По мере того как Ван Гог углублялся в изучение народного жанра, он приходил к печальному выводу: корифеи этого жанра сходят со сцены, а достойных наследников не видно. Великий Милле умер, умер и Домье, Израэльс постарел, журнал «Грэфик» уже не тот, что был еще в прошлое десятилетие, — теперь вместо печатавшейся прежде серии «Народные типы» он собирается публиковать «Типы женской красоты». «Нравственное величие исчезает». «Сейчас имеет место то, что Золя именует «триумфом посредственности».
Наблюдения Ван Гога в известном смысле очень точны: действительно, в 80-х годах наступал повсеместный кризис демократического реализма типа Милле (Ван Гог не пользовался термином «демократический реализм», но он вполне совпадает с тем, что он подразумевал). Вспомним, что и русское
передвижничество в своих классических формах «народного жанра» тоже начинало тогда изменяться.
Кстати сказать, о передвижниках, вообще о русской живописи, Ван Гог не имел никакого представления, едва ли и слышал о Товариществе передвижных выставок. Знай он об этой школе, она, несомненно, затронула бы его за живое. Ведь его собственные зарисовки в то время порой до странности напоминают рисунки Перова, хотя живописные принципы совсем другие.

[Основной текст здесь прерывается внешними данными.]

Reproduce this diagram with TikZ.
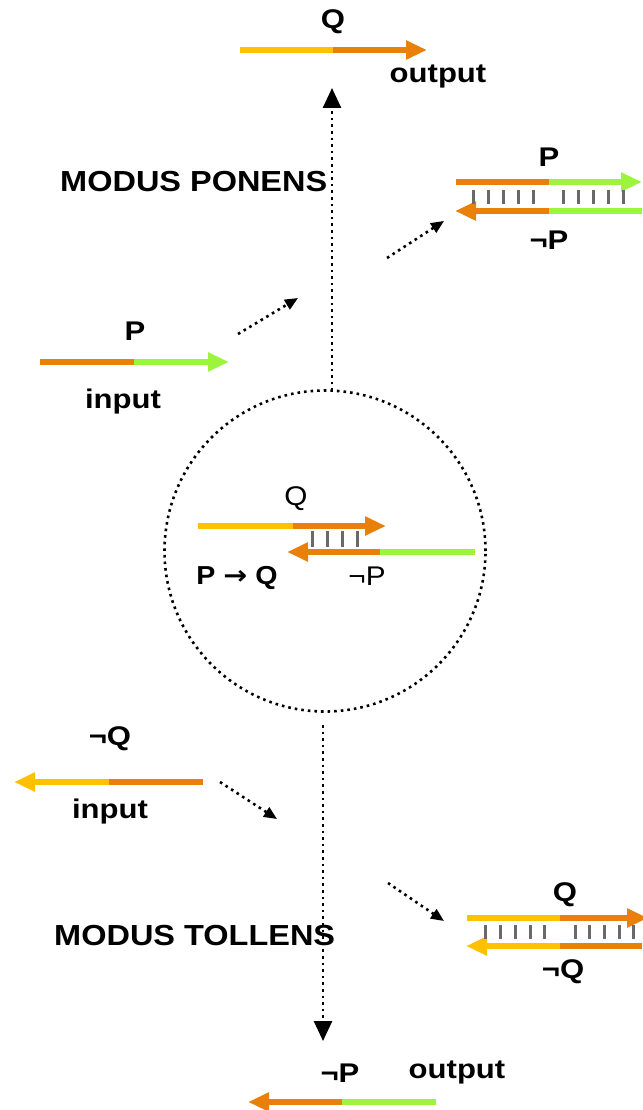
\documentclass[tikz,border=0pt]{standalone}
\usepackage{fontspec}
\setmainfont{Liberation Sans}
\newfontfamily\dvfont{DejaVu Sans}
\usetikzlibrary{arrows.meta}
\definecolor{cY}{RGB}{255,192,0}
\definecolor{cO}{RGB}{232,128,10}
\definecolor{cG}{RGB}{156,244,60}
\definecolor{cT}{RGB}{105,105,105}
\tikzset{
  strand/.style={line width=6pt},
  headR/.style={-{Triangle[length=21pt,width=18pt]}},
  tick/.style={draw=cT,line width=3pt},
  dots/.style={line width=2.6pt,dash pattern=on 2.6pt off 4pt},
  dotarrow/.style={dots,-{Triangle[length=13pt,width=11pt]}},
  bigdotarrow/.style={dots,-{Triangle[length=20pt,width=18pt]}},
  lab/.style={font=\bfseries\fontsize{27}{30}\selectfont,xscale=1.15,inner sep=0pt},
  title/.style={font=\bfseries\fontsize{29}{32}\selectfont,xscale=1.12,inner sep=0pt},
  labn/.style={font=\fontsize{27}{30}\selectfont,xscale=1.1,inner sep=0pt},
  ring/.style={circle,draw,line width=2.6pt,dash pattern=on 2.6pt off 4pt,minimum size=321pt,inner sep=0pt},
}
\begin{document}
\begin{tikzpicture}[x=1pt,y=-1pt]
\useasboundingbox (0,0) rectangle (642,1110);

% central circle
\node[ring] (ring) at (325,551) {};

% ---------- top output Q
\draw[strand,cY] (240,50) -- (333,50);
\draw[strand,cO,headR] (333,50) -- (427,50);
\node[lab] (qtop) at (333,22) {Q};
\node[lab] (outtop) at (438,76) {output};

\node[title,anchor=west] (mp) at (60,182) {MODUS PONENS};

% ---------- upper right duplex
\draw[strand,cO] (456,182) -- (549,182);
\draw[strand,cG,headR] (549,182) -- (642,182);
\draw[strand,cG] (549,211) -- (642,211);
\draw[strand,cO,headR] (549,211) -- (455,211);
\foreach \x in {473,488,503,518,533,563,578,593,608,623}
  \draw[tick] (\x,190) -- (\x,204);
\node[lab] (pur) at (549,157) {P};
\node[lab] (npur) at (549,240) {¬P};

% ---------- P input
\draw[strand,cO] (40,362) -- (134,362);
\draw[strand,cG,headR] (134,362) -- (229,362);
\node[lab] (pin) at (135,331) {P};
\node[lab] (inp1) at (123,402) {input};

% ---------- inside circle
\draw[strand,cY] (198,526) -- (293,526);
\draw[strand,cO,headR] (293,526) -- (386,526);
\draw[strand,cG] (380,552) -- (475,552);
\draw[strand,cO,headR] (380,552) -- (287,552);
\foreach \x in {312,327,342,357}
  \draw[tick] (\x,531) -- (\x,547);
\node[labn] (qc) at (296,499) {Q};
\node[labn] (npc) at (367,576) {¬P};
\node[font=\bfseries\fontsize{26}{28}\selectfont,xscale=1.1,inner sep=0pt] (impl) at (237,578) {P {\dvfont\bfseries →} Q};

% ---------- not Q input
\draw[strand,cO] (109,782) -- (203,782);
\draw[strand,cY,headR] (109,782) -- (14,782);
\node[lab] (nq) at (110,739) {¬Q};
\node[lab] (inp2) at (110,812) {input};

\node[title,anchor=west] (mt) at (54,936) {MODUS TOLLENS};

% ---------- lower right duplex
\draw[strand,cY] (467,918) -- (560,918);
\draw[strand,cO,headR] (560,918) -- (648,918);
\draw[strand,cO] (560,946) -- (642,946);
\draw[strand,cY,headR] (560,946) -- (466,946);
\foreach \x in {485,500,515,530,544,575,589,604,619,633}
  \draw[tick] (\x,925) -- (\x,939);
\node[lab] (qlr) at (565,895) {Q};
\node[lab] (nqlr) at (563,972) {¬Q};

% ---------- bottom output not P
\draw[strand,cG] (342,1102) -- (436,1102);
\draw[strand,cO,headR] (342,1102) -- (248,1102);
\node[lab] (npout) at (340,1073) {¬P};
\node[lab] (outbot) at (457,1072) {output};

% ---------- dotted connectors
\coordinate (a1s) at (238,334);
\coordinate (a1e) at (298,298);
\coordinate (a2s) at (387,258);
\coordinate (a2e) at (444,221);
\coordinate (a3s) at (220,782);
\coordinate (a3e) at (277,819);
\coordinate (a4s) at (388,883);
\coordinate (a4e) at (444,921);
\coordinate (vts) at (332,391);
\coordinate (vte) at (332,88);
\coordinate (vbs) at (323,725);
\coordinate (vbe) at (323,1041);
\draw[dotarrow] (a1s) -- (a1e);
\draw[dotarrow] (a2s) -- (a2e);
\draw[dotarrow] (a3s) -- (a3e);
\draw[dotarrow] (a4s) -- (a4e);
\draw[bigdotarrow] (vts) -- (vte);
\draw[bigdotarrow] (vbs) -- (vbe);
\end{tikzpicture}
\end{document}
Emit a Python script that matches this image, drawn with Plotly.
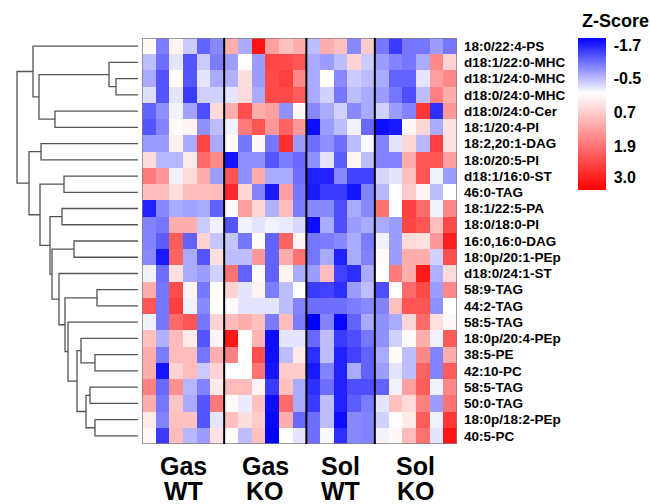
import numpy as np
import plotly.graph_objects as go

lipids = ["18:0/22:4-PS", "d18:1/22:0-MHC", "d18:1/24:0-MHC", "d18:0/24:0-MHC",
          "d18:0/24:0-Cer", "18:1/20:4-PI", "18:2,20:1-DAG", "18:0/20:5-PI",
          "d18:1/16:0-ST", "46:0-TAG", "18:1/22:5-PA", "18:0/18:0-PI",
          "16:0,16:0-DAG", "18:0p/20:1-PEp", "d18:0/24:1-ST", "58:9-TAG",
          "44:2-TAG", "58:5-TAG", "18:0p/20:4-PEp", "38:5-PE", "42:10-PC",
          "58:5-TAG", "50:0-TAG", "18:0p/18:2-PEp", "40:5-PC"]

group_line1 = ["Gas", "Gas", "Sol", "Sol"]
group_line2 = ["WT", "KO", "WT", "KO"]

gas_wt = [
    [0.05, -1.0, 0.15, -0.4, -1.2, -0.9],
    [-0.5, -1.1, -0.2, -1.3, -0.4, -1.0],
    [-0.65, -1.3, 0.0, -1.3, -0.2, -0.65],
    [-0.25, -1.3, -0.2, -1.5, -0.35, -0.35],
    [-1.2, -0.85, -0.1, -0.7, -1.35, 0.5],
    [-1.3, -0.95, 0.05, 0.15, -0.85, -0.5],
    [-0.75, -0.75, 0.2, -0.65, 2.5, -0.65],
    [0.5, -0.55, -0.55, 0.3, 2.0, 1.6],
    [1.8, 1.4, -0.1, 0.5, 1.1, -0.75],
    [0.9, 0.9, 0.45, 0.9, 0.9, 0.9],
    [-1.7, -0.9, -0.65, -0.7, -0.65, -1.2],
    [-0.95, -1.05, 1.1, 1.1, -0.4, -0.1],
    [-0.95, -1.25, 2.2, -1.2, 0.6, -0.45],
    [-0.9, -1.75, 2.1, -0.65, -1.3, 0.45],
    [-0.1, -1.1, 0.4, -0.65, -0.75, -0.35],
    [1.1, -1.05, 2.4, 0.15, -1.05, 0.0],
    [2.3, -1.05, 2.6, -0.1, -0.9, 0.0],
    [-0.1, -1.05, 2.0, 2.3, -1.05, 0.6],
    [0.85, -0.6, 0.9, 0.3, -1.3, 0.15],
    [1.1, -1.0, 0.9, 0.9, -1.05, 1.1],
    [1.1, -1.8, 0.6, 0.9, -0.4, 0.6],
    [1.7, -1.15, 1.5, -0.55, -0.95, 0.3],
    [1.1, -1.05, 0.8, -0.65, -1.3, 1.8],
    [0.3, -0.95, 0.85, 0.85, -1.3, -0.2],
    [0.1, -1.5, 0.9, -0.55, -0.75, 0.4],
]

gas_ko = [
    [1.1, -0.65, 3.2, 1.3, 0.85, 1.1],
    [-0.75, 0.0, -0.75, 2.5, 2.45, 2.3],
    [-0.6, 0.45, -0.75, 2.45, 2.6, 1.6],
    [-0.2, 0.5, -0.65, 2.45, 2.45, 2.2],
    [1.1, 2.4, 1.1, 1.3, -0.85, 0.1],
    [-0.1, 1.8, 2.3, 1.4, 2.1, 1.4],
    [0.05, -1.05, 0.1, -1.05, 2.8, -0.75],
    [-1.8, -0.85, -0.85, -1.3, -1.0, -1.15],
    [2.3, -0.85, 1.1, -0.65, -0.65, -1.1],
    [2.9, 0.55, -0.95, -1.75, 1.3, -1.05],
    [0.05, 1.3, 0.55, -0.6, 0.9, -1.0],
    [-1.3, -0.1, -0.2, -0.1, -0.15, -0.3],
    [-0.45, -1.05, 0.05, -1.2, 2.1, 0.15],
    [-0.5, -0.5, 1.4, -1.2, 1.1, 1.9],
    [1.9, -1.2, 0.05, -1.2, 0.15, -0.65],
    [0.6, -0.2, 0.15, -1.0, -0.5, 0.0],
    [0.05, -0.2, -0.2, -0.2, -0.5, -0.95],
    [0.9, 1.1, 0.85, -1.0, 0.9, -1.0],
    [3.1, 0.0, 1.0, -1.85, -0.2, -0.2],
    [1.7, 0.0, 2.4, -1.85, -0.5, 0.3],
    [0.0, 0.0, 1.9, -1.8, 0.7, 0.7],
    [0.9, 0.9, 0.15, -1.5, 0.85, -0.65],
    [0.05, -0.15, 0.85, -1.85, 2.0, -0.65],
    [0.85, 0.45, 0.7, -1.9, 1.1, -1.15],
    [0.0, -0.5, 0.85, -1.95, 0.0, -0.2],
]

sol_wt = [
    [-0.5, 1.1, 0.85, -0.9, 0.7],
    [-0.65, -0.75, -0.5, 0.6, -0.4],
    [-0.65, 0.0, -0.9, -0.4, -0.5],
    [-0.65, -0.35, -1.05, -0.5, -0.65],
    [-0.9, -0.65, -0.35, -0.9, -0.65],
    [-1.85, -0.75, -0.5, -0.1, -1.15],
    [-1.1, -0.85, -1.1, -0.5, -0.05],
    [-0.85, -0.2, -1.25, 0.1, -0.5],
    [-1.7, -1.7, -0.9, -1.45, -1.45],
    [-1.75, -1.5, -1.5, -1.8, -0.95],
    [-0.9, -0.9, -1.35, -0.65, -0.9],
    [-1.85, -0.65, -1.35, -0.75, -0.65],
    [-1.05, -1.0, -0.9, -0.65, -1.0],
    [-1.05, -0.65, -1.7, -0.65, -0.95],
    [-0.75, 0.9, -1.45, -1.6, -0.65],
    [-1.5, -1.45, -1.6, -0.75, -0.5],
    [-1.1, -1.1, -1.1, -1.0, -0.9],
    [-1.95, -0.95, -1.9, -1.2, -0.65],
    [-1.15, -0.5, -1.5, -1.35, -1.05],
    [-1.6, -0.5, -1.7, -1.45, -1.2],
    [-1.75, -0.95, -1.7, -0.65, -1.2],
    [-1.6, -1.1, -1.7, -1.35, -1.35],
    [-1.5, -0.5, -1.7, -1.25, -1.0],
    [-1.1, -0.5, -1.85, -0.9, -0.95],
    [-1.1, -0.05, -1.6, -0.9, -0.95],
]

sol_ko = [
    [-1.05, -1.5, -1.05, -1.05, -0.75, -1.05],
    [-0.75, -0.95, -1.05, -0.65, 1.6, 0.6],
    [-0.65, -1.2, -1.2, -0.2, 1.3, 1.6],
    [-0.75, -1.05, -1.35, -0.5, 1.7, 1.1],
    [-0.35, -0.75, -0.95, 2.7, -1.6, 1.4],
    [-1.85, -1.75, 0.1, 0.55, -0.65, 0.4],
    [-0.95, -0.2, 0.55, -0.55, 2.6, 0.4],
    [-0.95, -0.95, 1.1, 2.3, 2.3, 1.3],
    [-0.3, -0.2, 0.85, 2.3, -0.1, -0.75],
    [-0.55, 0.0, 0.7, 0.15, -0.5, 0.0],
    [1.9, 0.0, 2.6, 2.0, -0.1, 1.6],
    [-0.65, -0.75, 2.5, 2.3, 0.85, 2.45],
    [-0.1, -0.75, 0.5, 0.4, 1.4, 3.0],
    [0.05, -0.75, 1.1, 1.1, -0.35, 2.4],
    [0.0, 1.8, 1.1, 3.1, -0.6, 0.5],
    [-1.35, 0.0, 2.0, 2.45, -0.75, 1.6],
    [-0.95, 0.85, 2.3, 2.3, -0.85, 0.0],
    [-0.85, -0.65, 0.55, 2.0, 0.4, 0.1],
    [-0.85, -0.35, 0.05, 1.1, -0.1, 2.2],
    [-0.65, 0.05, -0.5, 1.6, -0.95, 1.1],
    [-0.75, -0.2, -0.5, 2.1, -0.95, 2.2],
    [-1.2, -0.1, 1.3, 2.2, -0.1, 1.6],
    [-0.2, 0.85, 0.5, 1.7, -0.75, 1.9],
    [-0.35, 0.0, 0.3, 2.2, -0.1, 2.7],
    [-0.1, 0.1, 0.9, 1.9, -0.2, 3.2],
]

# dendrogram merges: (child_a, child_b, height); leaves 0..24, merge k gets id 25+k
merges = [
    (2, 3, 22), (1, 25, 29), (4, 5, 83), (26, 27, 99), (0, 28, 105),
    (6, 7, 97), (8, 9, 74), (10, 11, 76), (12, 13, 64), (15, 16, 41),
    (19, 20, 43), (18, 35, 57), (21, 22, 48), (23, 24, 43), (37, 38, 52),
    (36, 39, 61), (17, 40, 70), (34, 41, 73), (14, 42, 79), (33, 43, 86),
    (32, 44, 88), (31, 45, 98), (30, 46, 109), (29, 47, 121),
]

colorbar_ticks = [-1.7, -0.5, 0.7, 1.9, 3.0]

# ---------------------------------------------------------------
W, H = 650, 504
FONT = "Liberation Sans, Arial, sans-serif"

z = np.hstack([np.array(gas_wt), np.array(gas_ko), np.array(sol_wt), np.array(sol_ko)])
n_rows, n_cols = z.shape
sizes = [len(gas_wt[0]), len(gas_ko[0]), len(sol_wt[0]), len(sol_ko[0])]

ZMIN, ZMAX = -1.95, 3.45
# blue at top of colorbar -> plot negated values
zneg = -z
cs = [[0.0, "#ff0000"], [ZMAX / (ZMAX - ZMIN), "#ffffff"], [1.0, "#0000ff"]]

heat = go.Heatmap(
    z=zneg, x=list(range(n_cols)), y=list(range(n_rows)),
    xaxis="x2", yaxis="y", colorscale=cs, zmin=-ZMAX, zmax=-ZMIN,
    customdata=z, hovertemplate="%{customdata:.2f}<extra></extra>",
    colorbar=dict(
        thickness=28, thicknessmode="pixels", len=152, lenmode="pixels",
        x=578 / W, xanchor="left", y=1 - 114 / H, yanchor="middle",
        xpad=0, ypad=0, outlinewidth=0,
        tickvals=[-t for t in colorbar_ticks],
        ticktext=[f"{t:.1f}" for t in colorbar_ticks],
        ticks="outside", ticklen=5, tickcolor="rgba(0,0,0,0)",
        tickfont=dict(family=FONT, size=16, color="black", weight="bold"),
    ),
)

# dendrogram coordinates
pos = {i: (float(i), 0.0) for i in range(n_rows)}
xs, ys = [], []
for k, (a, b, h) in enumerate(merges):
    ya, ha = pos[a]
    yb, hb = pos[b]
    xs += [ha, h, h, hb, None]
    ys += [ya, ya, yb, yb, None]
    pos[n_rows + k] = ((ya + yb) / 2, h)

dend = go.Scatter(x=xs, y=ys, mode="lines", xaxis="x", yaxis="y",
                  line=dict(color="#555555", width=1.3), hoverinfo="skip",
                  showlegend=False)

fig = go.Figure([dend, heat])

shapes = [dict(type="rect", xref="x2", yref="y", x0=-0.5, x1=n_cols - 0.5,
               y0=-0.5, y1=n_rows - 0.5, line=dict(color="#7f7f7f", width=1.5))]
edge = -0.5
bounds = []
for s in sizes[:-1]:
    edge += s
    bounds.append(edge)
for bx in bounds:
    shapes.append(dict(type="line", xref="x2", yref="y", x0=bx, x1=bx,
                       y0=-0.5, y1=n_rows - 0.5, line=dict(color="black", width=2)))

annotations = []
start = 0
for g, s in enumerate(sizes):
    cx = start + (s - 1) / 2
    start += s
    annotations.append(dict(x=cx, xref="x2", y=1 - 465.5 / H, yref="paper",
                            text=group_line1[g], showarrow=False, yanchor="middle",
                            height=24, borderpad=0,
                            font=dict(family=FONT, size=25, color="black", weight="bold")))
    annotations.append(dict(x=cx, xref="x2", y=1 - 490.5 / H, yref="paper",
                            text=group_line2[g], showarrow=False, yanchor="middle",
                            height=24, borderpad=0,
                            font=dict(family=FONT, size=25, color="black", weight="bold")))
annotations.append(dict(x=580 / W, xref="paper", xanchor="left", y=1 - 21 / H,
                        yref="paper", yanchor="middle", text="Z-Score", showarrow=False,
                        font=dict(family=FONT, size=18, color="black", weight="bold")))

fig.update_layout(
    width=W, height=H, margin=dict(l=0, r=0, t=0, b=0),
    paper_bgcolor="white", plot_bgcolor="white", showlegend=False,
    xaxis=dict(domain=[0, 139 / W], range=[138, -1], visible=False, fixedrange=True),
    xaxis2=dict(domain=[142 / W, 457 / W], range=[-0.5, n_cols - 0.5], visible=False,
                anchor="y"),
    yaxis=dict(domain=[1 - 444 / H, 1 - 38 / H], range=[n_rows - 0.5, -0.5],
               anchor="x2", side="right", tickvals=list(range(n_rows)), ticktext=lipids,
               showgrid=False, zeroline=False, showline=False, ticks="",
               ticklabelstandoff=6,
               tickfont=dict(family=FONT, size=13.5, color="black", weight="bold")),
    shapes=shapes, annotations=annotations,
)

fig.write_html("out.html", config={"displayModeBar": False},
               post_script="document.body.style.margin='0';document.body.style.overflow='hidden';")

Он имел более чем смутное представление даже о современном поколении французской школы, несмотря на то что в Париже раньше бывал и там постоянно жил его брат. Об импрессионистах он знал понаслышке, собственными глазами не видел, а то, что слышал о них, его не увлекало. С новыми французскими течениями ему суждено было познакомиться воочию лишь через несколько лет. И тогда только он убедился, что кризис традиций Милле, верно им почувствованный, еще не означал заката и упадка искусства.